The Room 1, 2, and 3. Although they are very different in aesthetics, I loved The Room for many of the same reasons I loved Monument Valley. In the first The Room, you are simply given an ornate box. By exploring its edges and panels for clever little switches, puzzles, and secrets, you can open up more and more of the box. In The Room 2, the puzzle is expanded to a whole room, but the charm of solving a clever locked box puzzle more or less remains. The Room 3 expands the puzzle to a whole puzzle tower…. which is too many rooms, The Room. But all three games are delightfully tactile like Monument Valley–not just tapping, but spinning and dragging and exploring–and the puzzles are pleasantly steampunk in aesthetic. If ever a bit of technology trended a hundred years ago–zootropes, phonographs, etc.–it’s in one of these games.

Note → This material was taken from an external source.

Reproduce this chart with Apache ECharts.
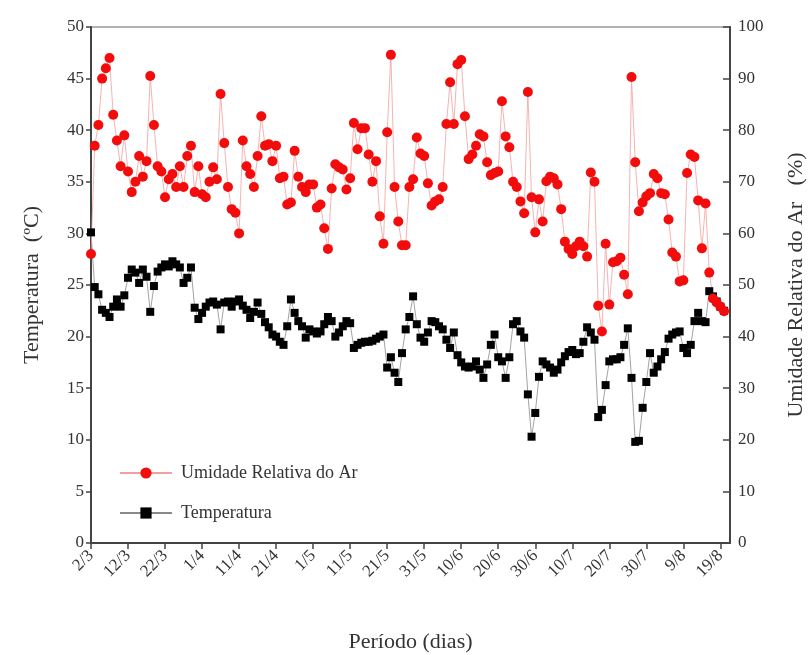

I Love Hue and 2046 are both timewasters of different stripes, but I love them both. It’s very satisfying to swipe cubes together in 2048, although the highest cube I’ve accumulated is two 1024s. (They were so far apart!) I Love Hue gives you a rainbow gradient jumbled up, and you slide the cubes around to find their correct position in the gradient. I am fairly good at it, so the game keeps praising me lavishly like Leslie Knope complimenting Ann Perkins: You beautiful rainbow! You beat the world average! Ideal for keeping the real world from pressing swiftly in during your Hulu commercial breaks.
Meanwhile, on the console I reverted mainly to comfort classics. My neighbor and I triumphantly finished Mass Effect 3, yelling when we saw our beloved Dante Shepherd possibly take a breath at the end. We returned to my neighbor’s old game of Dragon Age Inquisition, mainly cleaning up remaining tombs and wiping out the dragon population of Thedas until there was nothing to do but defeat Corypheus. We continued to collaborate on my replay of Life is Strange; we made some very different choices than my first playthrough, and as a result have had some completely different and wonderful scenes open up. We were very sad to see that one end!
I acquired some Xbox gift cards for the holidays, and while I’m mainly saving these for my future next gen console, I did indulge in a couple of fantasy games.
Faery. This game was a dollar, and totally worth it. You’re a fairy, obviously; you have to check out some different regions to fix disruptions in magical oak trees or whatever. All the quintessential RPG functions are there in at least a vestigial form: your party fights bad guys for loot; you level up and collect magical armor; you chat with townspeople and run their errands. You fly across landscapes that are quite lovely, and the music reminded me of Fable. It’s a peaceful game.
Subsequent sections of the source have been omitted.